[Exercise task] Start with the line that contains "Rebuild this chart" and end with the line that contains "PLOT_W = 580"; retype those lines and the ones between them exactly, without any pictures.

[Stored records]
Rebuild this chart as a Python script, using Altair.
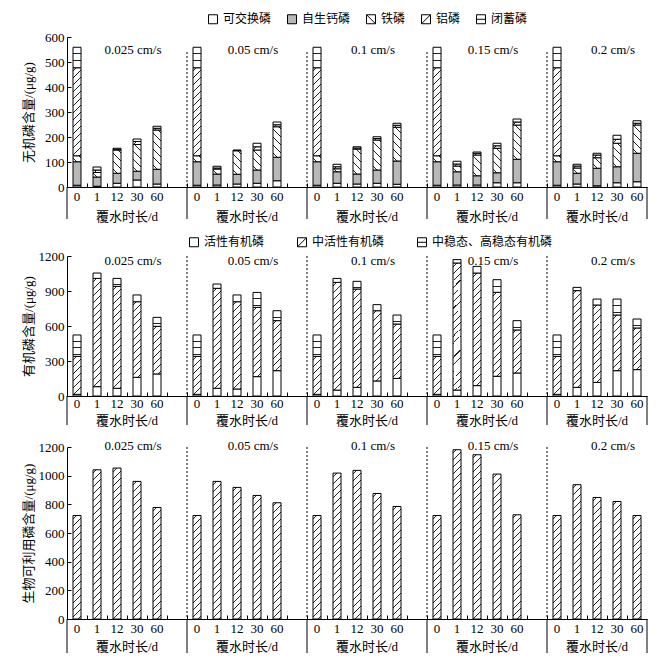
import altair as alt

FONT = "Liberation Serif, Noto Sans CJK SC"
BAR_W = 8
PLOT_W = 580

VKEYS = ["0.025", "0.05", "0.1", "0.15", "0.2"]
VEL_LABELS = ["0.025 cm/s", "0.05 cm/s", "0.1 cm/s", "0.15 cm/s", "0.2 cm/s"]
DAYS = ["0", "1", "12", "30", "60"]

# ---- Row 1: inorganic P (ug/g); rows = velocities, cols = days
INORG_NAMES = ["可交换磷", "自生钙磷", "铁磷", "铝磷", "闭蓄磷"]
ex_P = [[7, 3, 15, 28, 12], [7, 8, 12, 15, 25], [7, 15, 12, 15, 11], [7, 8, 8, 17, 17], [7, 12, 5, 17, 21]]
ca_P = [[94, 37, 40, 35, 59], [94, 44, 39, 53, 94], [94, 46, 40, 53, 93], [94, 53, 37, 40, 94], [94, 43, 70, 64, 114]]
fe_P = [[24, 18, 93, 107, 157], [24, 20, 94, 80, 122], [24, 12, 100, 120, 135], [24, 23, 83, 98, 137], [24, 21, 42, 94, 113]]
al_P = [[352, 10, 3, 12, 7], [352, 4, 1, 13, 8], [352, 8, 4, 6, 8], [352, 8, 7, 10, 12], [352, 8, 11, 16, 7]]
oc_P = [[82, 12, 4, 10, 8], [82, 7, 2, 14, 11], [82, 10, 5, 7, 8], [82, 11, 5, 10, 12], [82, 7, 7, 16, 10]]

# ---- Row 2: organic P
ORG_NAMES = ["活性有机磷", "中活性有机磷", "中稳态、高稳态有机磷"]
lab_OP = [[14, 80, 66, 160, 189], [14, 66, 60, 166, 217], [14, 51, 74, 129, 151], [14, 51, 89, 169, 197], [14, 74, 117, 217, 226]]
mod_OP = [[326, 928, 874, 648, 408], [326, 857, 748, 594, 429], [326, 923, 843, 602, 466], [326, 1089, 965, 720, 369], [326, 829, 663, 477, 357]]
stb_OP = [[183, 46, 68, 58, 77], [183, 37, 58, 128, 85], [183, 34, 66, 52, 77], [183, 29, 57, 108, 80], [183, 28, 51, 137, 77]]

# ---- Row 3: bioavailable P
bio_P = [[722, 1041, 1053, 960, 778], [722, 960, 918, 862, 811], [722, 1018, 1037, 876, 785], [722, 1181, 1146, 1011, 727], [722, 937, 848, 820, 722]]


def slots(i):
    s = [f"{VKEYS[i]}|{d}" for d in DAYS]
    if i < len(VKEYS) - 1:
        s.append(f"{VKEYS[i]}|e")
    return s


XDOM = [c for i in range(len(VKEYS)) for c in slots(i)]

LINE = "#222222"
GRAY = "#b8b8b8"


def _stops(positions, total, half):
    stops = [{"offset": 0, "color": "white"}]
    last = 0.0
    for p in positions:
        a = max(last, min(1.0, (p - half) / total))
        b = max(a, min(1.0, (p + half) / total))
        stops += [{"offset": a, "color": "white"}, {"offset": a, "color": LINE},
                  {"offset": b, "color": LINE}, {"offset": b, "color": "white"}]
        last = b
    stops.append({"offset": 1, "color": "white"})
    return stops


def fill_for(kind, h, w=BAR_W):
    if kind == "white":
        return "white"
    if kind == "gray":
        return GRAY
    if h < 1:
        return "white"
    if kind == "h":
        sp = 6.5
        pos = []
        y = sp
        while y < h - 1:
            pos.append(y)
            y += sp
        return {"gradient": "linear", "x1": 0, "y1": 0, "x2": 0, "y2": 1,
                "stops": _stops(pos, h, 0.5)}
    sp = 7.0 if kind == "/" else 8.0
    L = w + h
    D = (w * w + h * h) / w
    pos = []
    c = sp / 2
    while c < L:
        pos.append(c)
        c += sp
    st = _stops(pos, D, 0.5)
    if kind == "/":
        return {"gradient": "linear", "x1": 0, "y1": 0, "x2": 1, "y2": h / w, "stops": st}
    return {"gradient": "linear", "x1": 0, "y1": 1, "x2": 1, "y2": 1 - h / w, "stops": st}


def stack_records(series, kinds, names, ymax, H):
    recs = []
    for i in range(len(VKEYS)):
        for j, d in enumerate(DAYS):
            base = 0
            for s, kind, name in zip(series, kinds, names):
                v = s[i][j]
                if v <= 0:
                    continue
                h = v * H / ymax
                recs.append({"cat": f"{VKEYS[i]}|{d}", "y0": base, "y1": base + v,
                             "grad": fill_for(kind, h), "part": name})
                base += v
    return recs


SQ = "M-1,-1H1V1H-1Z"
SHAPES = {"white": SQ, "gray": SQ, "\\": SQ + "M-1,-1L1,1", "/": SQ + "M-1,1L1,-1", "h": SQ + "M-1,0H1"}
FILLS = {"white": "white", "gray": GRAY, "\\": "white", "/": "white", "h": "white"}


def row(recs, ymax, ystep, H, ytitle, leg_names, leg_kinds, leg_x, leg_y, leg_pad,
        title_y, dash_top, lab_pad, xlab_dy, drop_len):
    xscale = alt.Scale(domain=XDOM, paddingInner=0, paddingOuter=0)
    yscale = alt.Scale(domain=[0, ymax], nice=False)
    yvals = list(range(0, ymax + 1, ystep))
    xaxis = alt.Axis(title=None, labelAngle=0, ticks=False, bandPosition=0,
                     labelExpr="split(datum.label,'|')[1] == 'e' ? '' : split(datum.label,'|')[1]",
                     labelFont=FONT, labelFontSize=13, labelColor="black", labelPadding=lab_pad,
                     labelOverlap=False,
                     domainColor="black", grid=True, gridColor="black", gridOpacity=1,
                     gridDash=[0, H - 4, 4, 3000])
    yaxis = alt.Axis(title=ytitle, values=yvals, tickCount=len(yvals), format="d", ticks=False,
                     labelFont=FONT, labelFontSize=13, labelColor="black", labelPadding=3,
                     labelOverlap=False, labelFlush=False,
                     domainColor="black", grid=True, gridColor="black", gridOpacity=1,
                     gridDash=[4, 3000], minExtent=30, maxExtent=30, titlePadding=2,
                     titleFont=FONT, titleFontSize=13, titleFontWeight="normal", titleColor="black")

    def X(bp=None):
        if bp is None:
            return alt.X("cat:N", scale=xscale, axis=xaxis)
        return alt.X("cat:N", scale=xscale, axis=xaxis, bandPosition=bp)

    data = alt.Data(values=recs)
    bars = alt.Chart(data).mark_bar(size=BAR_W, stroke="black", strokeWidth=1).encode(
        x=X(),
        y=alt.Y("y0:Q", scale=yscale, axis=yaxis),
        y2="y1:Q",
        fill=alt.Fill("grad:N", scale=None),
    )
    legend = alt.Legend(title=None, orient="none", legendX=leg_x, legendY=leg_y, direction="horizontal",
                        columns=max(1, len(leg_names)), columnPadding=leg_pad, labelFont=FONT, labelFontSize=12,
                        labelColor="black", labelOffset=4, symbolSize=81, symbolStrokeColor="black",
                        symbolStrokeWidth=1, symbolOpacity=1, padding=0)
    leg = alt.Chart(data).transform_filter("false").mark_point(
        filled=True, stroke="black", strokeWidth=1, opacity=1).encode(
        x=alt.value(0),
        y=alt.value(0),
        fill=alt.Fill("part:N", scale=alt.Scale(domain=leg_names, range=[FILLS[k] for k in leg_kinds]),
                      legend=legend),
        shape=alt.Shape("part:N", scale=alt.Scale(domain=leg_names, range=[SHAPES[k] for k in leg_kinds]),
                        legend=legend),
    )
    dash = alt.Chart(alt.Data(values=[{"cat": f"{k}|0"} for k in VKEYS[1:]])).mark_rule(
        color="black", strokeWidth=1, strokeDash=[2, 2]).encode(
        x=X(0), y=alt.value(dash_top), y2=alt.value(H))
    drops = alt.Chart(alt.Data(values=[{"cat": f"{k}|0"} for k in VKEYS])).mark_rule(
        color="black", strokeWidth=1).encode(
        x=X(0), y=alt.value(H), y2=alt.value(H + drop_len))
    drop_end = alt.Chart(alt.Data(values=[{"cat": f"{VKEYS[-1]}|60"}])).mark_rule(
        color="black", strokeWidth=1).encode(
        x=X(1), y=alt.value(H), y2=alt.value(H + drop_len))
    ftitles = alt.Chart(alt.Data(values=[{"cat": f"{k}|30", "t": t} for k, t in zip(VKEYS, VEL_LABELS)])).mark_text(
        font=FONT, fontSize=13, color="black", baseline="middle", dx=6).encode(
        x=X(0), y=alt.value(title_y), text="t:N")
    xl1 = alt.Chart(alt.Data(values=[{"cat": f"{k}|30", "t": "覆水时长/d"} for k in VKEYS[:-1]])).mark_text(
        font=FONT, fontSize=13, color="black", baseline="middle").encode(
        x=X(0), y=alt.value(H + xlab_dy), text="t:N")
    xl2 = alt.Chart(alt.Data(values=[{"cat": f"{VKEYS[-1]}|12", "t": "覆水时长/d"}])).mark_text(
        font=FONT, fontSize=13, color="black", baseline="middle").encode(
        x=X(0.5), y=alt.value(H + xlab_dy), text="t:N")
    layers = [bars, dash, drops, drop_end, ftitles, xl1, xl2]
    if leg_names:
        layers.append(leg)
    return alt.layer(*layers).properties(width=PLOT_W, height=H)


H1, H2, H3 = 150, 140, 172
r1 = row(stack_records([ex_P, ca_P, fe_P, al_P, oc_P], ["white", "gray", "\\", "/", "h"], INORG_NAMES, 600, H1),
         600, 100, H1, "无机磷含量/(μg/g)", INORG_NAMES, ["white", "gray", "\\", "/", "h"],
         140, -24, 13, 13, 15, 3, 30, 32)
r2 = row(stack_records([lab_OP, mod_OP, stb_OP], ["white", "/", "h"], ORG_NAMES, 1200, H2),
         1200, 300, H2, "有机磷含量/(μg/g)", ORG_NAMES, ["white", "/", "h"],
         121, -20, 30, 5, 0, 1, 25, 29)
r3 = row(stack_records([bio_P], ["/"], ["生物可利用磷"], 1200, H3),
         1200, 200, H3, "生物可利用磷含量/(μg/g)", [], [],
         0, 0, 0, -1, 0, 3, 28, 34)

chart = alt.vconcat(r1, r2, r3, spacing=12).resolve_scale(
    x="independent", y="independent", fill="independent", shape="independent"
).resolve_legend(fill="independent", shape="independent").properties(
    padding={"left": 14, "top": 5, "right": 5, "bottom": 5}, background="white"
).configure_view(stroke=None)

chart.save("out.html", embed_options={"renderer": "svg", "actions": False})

==

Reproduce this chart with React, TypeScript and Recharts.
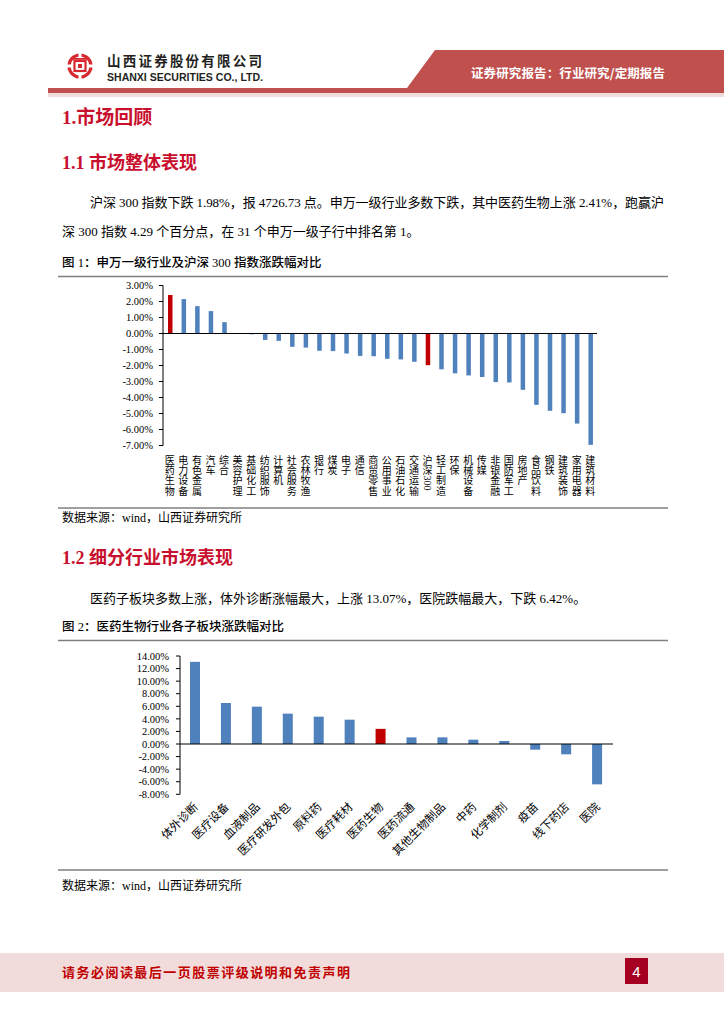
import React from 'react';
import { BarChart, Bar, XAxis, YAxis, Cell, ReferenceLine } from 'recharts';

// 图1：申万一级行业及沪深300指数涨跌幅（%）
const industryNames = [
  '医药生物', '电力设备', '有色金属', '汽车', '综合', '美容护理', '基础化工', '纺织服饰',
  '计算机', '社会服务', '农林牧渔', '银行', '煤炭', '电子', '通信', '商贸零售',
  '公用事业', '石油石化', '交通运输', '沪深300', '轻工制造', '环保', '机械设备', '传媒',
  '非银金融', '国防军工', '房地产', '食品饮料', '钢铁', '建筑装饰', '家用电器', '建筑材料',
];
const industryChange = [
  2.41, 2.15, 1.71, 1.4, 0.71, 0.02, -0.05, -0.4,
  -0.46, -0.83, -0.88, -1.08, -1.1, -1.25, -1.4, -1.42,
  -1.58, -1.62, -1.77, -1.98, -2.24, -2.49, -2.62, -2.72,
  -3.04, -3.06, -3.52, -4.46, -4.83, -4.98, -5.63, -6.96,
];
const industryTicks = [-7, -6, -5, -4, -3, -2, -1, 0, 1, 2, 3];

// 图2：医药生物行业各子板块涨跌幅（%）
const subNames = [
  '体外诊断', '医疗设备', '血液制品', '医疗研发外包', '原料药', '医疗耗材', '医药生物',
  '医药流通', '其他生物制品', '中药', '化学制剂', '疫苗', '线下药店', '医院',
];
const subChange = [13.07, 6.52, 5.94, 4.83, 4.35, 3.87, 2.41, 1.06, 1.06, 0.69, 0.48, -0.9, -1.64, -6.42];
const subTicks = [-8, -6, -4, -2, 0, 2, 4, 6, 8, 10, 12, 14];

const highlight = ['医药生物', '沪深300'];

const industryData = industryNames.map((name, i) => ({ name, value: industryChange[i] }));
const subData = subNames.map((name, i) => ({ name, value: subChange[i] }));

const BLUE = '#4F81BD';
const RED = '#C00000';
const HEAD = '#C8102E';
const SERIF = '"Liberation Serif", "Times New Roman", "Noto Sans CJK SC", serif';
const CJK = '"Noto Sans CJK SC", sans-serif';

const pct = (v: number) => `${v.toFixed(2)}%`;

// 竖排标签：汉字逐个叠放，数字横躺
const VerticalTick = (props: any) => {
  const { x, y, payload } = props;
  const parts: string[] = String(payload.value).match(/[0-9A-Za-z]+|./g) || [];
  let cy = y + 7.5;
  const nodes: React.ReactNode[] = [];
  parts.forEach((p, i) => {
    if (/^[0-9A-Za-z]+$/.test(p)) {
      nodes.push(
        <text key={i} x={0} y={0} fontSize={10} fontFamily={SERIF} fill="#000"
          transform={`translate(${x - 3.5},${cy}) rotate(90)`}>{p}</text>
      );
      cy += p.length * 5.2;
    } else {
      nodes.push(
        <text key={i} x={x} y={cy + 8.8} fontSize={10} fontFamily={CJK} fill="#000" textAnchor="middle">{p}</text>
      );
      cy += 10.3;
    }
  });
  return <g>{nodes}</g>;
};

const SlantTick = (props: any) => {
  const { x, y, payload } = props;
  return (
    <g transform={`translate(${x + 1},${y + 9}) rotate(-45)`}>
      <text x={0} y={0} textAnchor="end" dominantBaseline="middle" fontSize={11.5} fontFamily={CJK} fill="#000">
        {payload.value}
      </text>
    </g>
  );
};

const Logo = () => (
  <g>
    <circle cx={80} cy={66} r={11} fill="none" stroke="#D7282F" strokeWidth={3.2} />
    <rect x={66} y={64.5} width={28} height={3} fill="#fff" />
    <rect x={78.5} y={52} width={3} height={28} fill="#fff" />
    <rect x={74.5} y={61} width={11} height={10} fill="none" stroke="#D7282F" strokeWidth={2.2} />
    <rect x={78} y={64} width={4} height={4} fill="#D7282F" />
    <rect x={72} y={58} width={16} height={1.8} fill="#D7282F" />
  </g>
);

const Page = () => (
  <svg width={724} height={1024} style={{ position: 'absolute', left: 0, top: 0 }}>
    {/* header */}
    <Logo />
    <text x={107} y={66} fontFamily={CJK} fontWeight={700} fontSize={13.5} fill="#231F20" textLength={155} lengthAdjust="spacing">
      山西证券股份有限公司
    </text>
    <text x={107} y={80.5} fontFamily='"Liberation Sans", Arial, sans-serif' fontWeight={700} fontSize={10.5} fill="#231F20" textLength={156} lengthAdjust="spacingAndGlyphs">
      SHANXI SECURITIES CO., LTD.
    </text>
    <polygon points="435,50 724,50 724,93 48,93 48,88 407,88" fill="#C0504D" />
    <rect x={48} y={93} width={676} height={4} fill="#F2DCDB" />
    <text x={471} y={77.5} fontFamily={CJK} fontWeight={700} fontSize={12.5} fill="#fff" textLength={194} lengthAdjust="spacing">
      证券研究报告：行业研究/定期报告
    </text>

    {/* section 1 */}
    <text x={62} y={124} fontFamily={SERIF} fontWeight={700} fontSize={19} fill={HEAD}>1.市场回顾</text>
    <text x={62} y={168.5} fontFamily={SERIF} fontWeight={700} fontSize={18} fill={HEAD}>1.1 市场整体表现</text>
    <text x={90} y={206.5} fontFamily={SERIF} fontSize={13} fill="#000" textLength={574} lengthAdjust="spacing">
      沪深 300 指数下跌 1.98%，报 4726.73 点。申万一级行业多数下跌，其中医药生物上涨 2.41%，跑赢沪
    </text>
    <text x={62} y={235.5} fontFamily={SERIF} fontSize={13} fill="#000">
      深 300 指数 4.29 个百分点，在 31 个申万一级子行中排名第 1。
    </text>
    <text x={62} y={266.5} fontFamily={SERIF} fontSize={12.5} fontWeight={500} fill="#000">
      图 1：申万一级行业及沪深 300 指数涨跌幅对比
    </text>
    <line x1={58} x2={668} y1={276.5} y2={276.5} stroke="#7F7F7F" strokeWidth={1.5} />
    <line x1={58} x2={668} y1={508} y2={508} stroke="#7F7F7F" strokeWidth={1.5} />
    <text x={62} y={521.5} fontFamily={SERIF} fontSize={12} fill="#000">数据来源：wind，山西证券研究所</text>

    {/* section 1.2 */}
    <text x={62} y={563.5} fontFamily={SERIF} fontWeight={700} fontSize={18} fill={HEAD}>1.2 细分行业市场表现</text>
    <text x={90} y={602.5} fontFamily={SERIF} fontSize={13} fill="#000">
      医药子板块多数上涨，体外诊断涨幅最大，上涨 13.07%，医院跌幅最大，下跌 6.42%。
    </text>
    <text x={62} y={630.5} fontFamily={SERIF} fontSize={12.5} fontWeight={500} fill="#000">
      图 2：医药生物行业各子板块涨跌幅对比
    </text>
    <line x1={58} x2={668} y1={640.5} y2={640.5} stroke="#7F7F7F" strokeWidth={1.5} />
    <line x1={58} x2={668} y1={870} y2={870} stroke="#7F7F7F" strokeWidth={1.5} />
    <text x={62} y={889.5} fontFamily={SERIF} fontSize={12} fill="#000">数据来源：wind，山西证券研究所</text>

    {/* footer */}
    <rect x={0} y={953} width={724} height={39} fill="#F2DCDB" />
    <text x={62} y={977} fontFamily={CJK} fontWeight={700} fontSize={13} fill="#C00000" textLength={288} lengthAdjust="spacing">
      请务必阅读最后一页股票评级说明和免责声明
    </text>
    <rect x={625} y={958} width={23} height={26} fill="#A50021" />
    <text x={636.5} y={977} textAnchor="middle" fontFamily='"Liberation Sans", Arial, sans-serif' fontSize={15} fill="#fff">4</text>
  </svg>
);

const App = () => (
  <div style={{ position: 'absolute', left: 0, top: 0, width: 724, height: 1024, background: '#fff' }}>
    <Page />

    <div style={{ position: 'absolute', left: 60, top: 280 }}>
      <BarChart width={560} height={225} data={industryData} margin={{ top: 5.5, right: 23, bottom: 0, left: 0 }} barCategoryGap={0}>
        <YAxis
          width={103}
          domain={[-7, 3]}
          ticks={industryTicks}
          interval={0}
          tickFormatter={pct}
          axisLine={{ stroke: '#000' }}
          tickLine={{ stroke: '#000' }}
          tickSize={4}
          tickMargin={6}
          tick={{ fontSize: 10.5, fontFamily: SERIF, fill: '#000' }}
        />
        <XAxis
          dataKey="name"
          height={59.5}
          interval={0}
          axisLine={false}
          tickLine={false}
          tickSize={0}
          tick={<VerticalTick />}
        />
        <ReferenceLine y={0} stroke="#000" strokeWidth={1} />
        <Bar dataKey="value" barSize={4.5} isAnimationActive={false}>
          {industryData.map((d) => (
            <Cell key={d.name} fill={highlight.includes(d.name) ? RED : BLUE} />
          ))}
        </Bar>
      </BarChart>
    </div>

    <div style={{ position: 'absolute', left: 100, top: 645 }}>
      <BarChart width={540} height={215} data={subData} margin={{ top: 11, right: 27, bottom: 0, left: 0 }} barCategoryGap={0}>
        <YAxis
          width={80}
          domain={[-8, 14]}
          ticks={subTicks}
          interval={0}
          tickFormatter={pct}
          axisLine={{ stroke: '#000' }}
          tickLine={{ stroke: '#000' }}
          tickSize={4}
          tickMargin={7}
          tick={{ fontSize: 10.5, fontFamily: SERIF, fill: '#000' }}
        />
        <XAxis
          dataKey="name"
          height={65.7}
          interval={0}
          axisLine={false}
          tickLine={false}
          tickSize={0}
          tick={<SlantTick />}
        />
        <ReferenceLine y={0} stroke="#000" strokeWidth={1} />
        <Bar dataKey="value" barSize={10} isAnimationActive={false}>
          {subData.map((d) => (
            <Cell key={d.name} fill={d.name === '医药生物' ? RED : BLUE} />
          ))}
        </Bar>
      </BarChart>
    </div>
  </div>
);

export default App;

--

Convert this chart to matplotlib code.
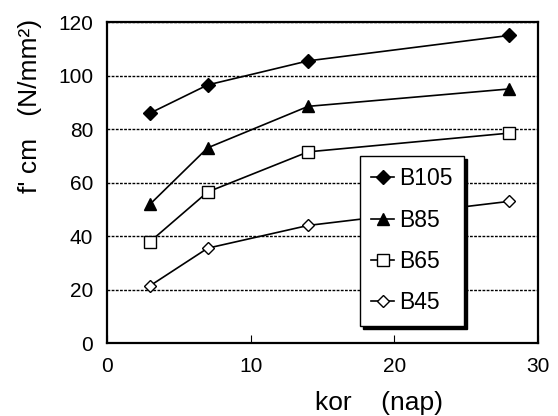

[Solution to the problem]
Rebuild this chart as a Python script, using Altair.
import altair as alt

FONT = "Liberation Serif, Noto Sans CJK SC"
BAR_W = 8
PLOT_W = 580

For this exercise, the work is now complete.